ココアは美味しいものですよね。
身体が温まるし。健康にも役立つそうですし。
ココアがとてもお好きだったのが、子規。俳人の、正岡子規ですね。
「牛乳五合 ココア入り 小菓数個」
明治三十五年九月二十三日の「日記」にそう書いてあります。
これは午前中の話。午後に。
「間食 牛乳五合ココア入り ココア湯 菓子パン小十数個 塩せんべい一、二枚」
と、出ています。つまり、一日に何杯もココアを飲んでいる。「牛乳ココア入り」というのは、まあ、分かります。でも、「ココア湯」とは。牛乳を使わないココアなんでしょうか。もしかすると、子規の発明なんでしょうか。

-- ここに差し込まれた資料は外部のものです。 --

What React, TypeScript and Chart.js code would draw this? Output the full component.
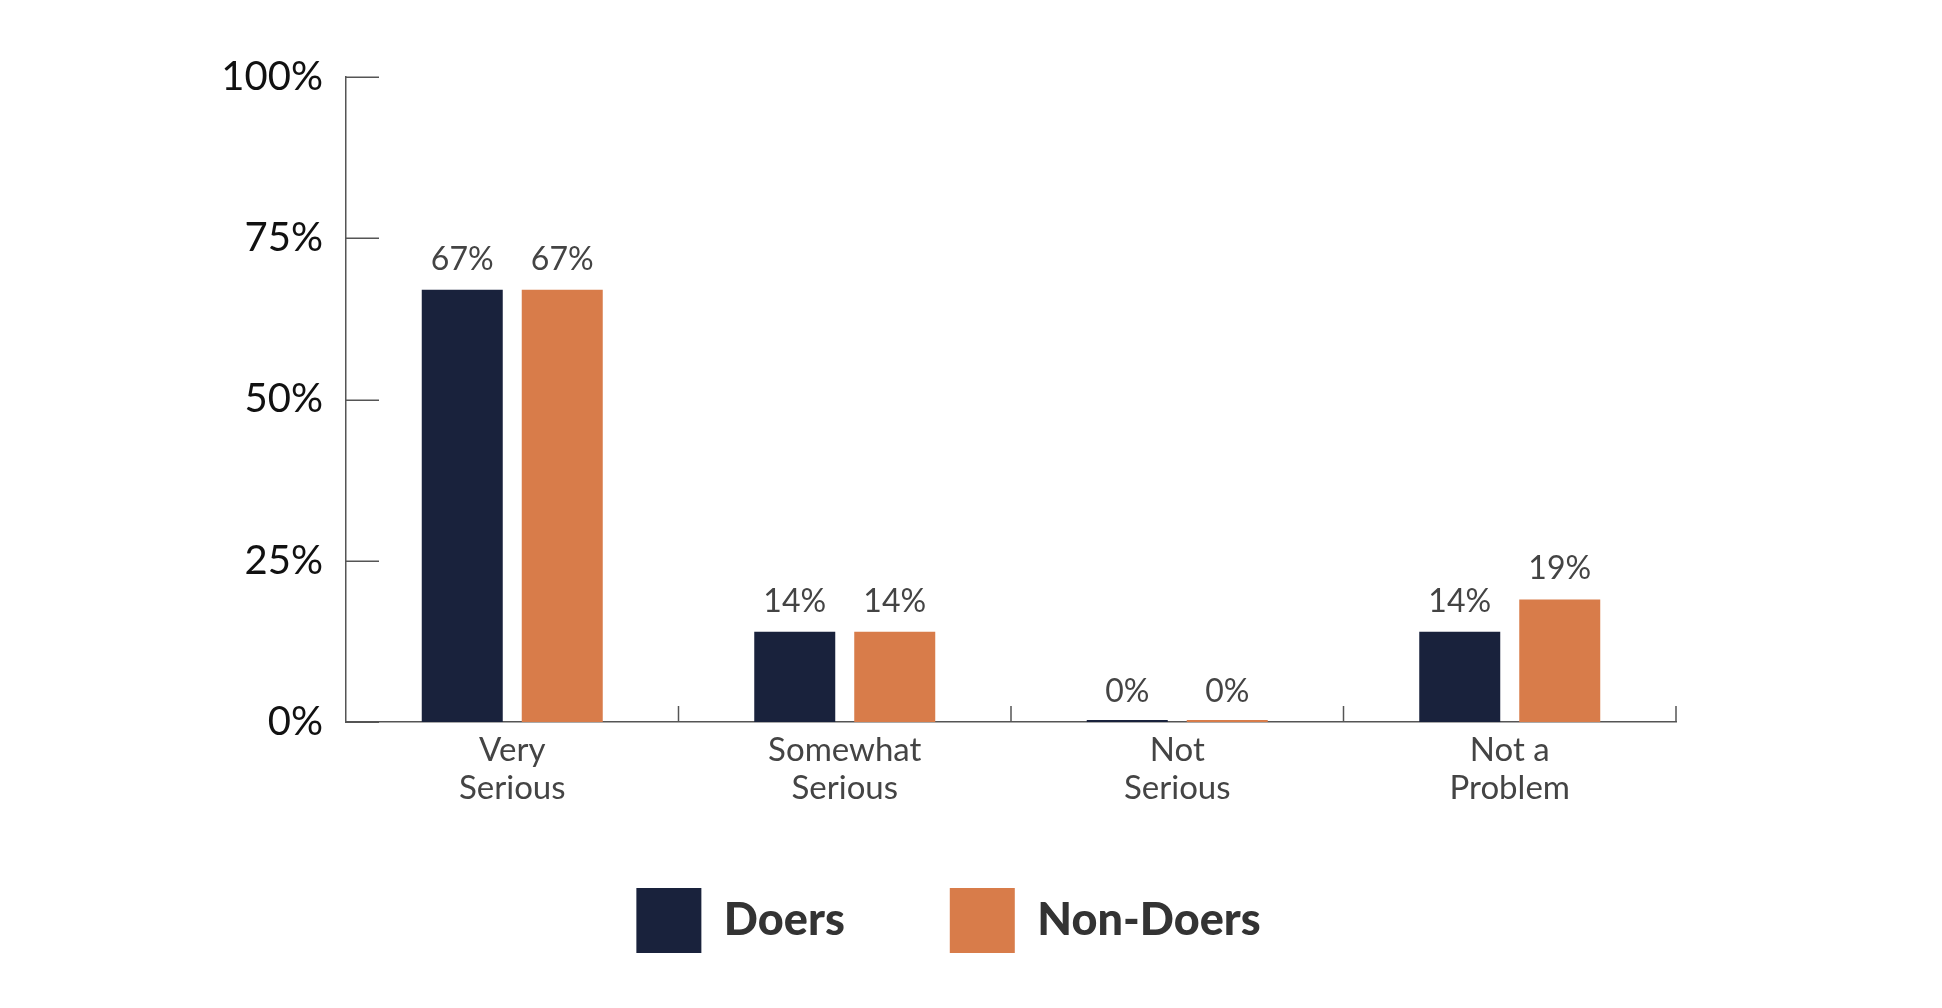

明治三十五年は1902年のことで。その翌年の1903年に。ウイリアム・キャドバリーは、アフリカのサン・トーメ島に出かけています。ココアの原料がどのように栽培されるのかを、確かめるために。
1903年に生まれたのが、森 茉利。森 茉利の短篇に、『金色の蛇』があります。この中に。
「角を円く裁ったカラの、淡いブルウのシャツに濃紺の背広、同じ色のサテンのネクタイを無造作に結び………、
これは「ジェニ」という愛称の美少年の着こなし。たぶん「ラウンド・カラー」なのでしょう。
なにかラウンド・カラーのシャツで、ココアを飲みに行くとしましょうか。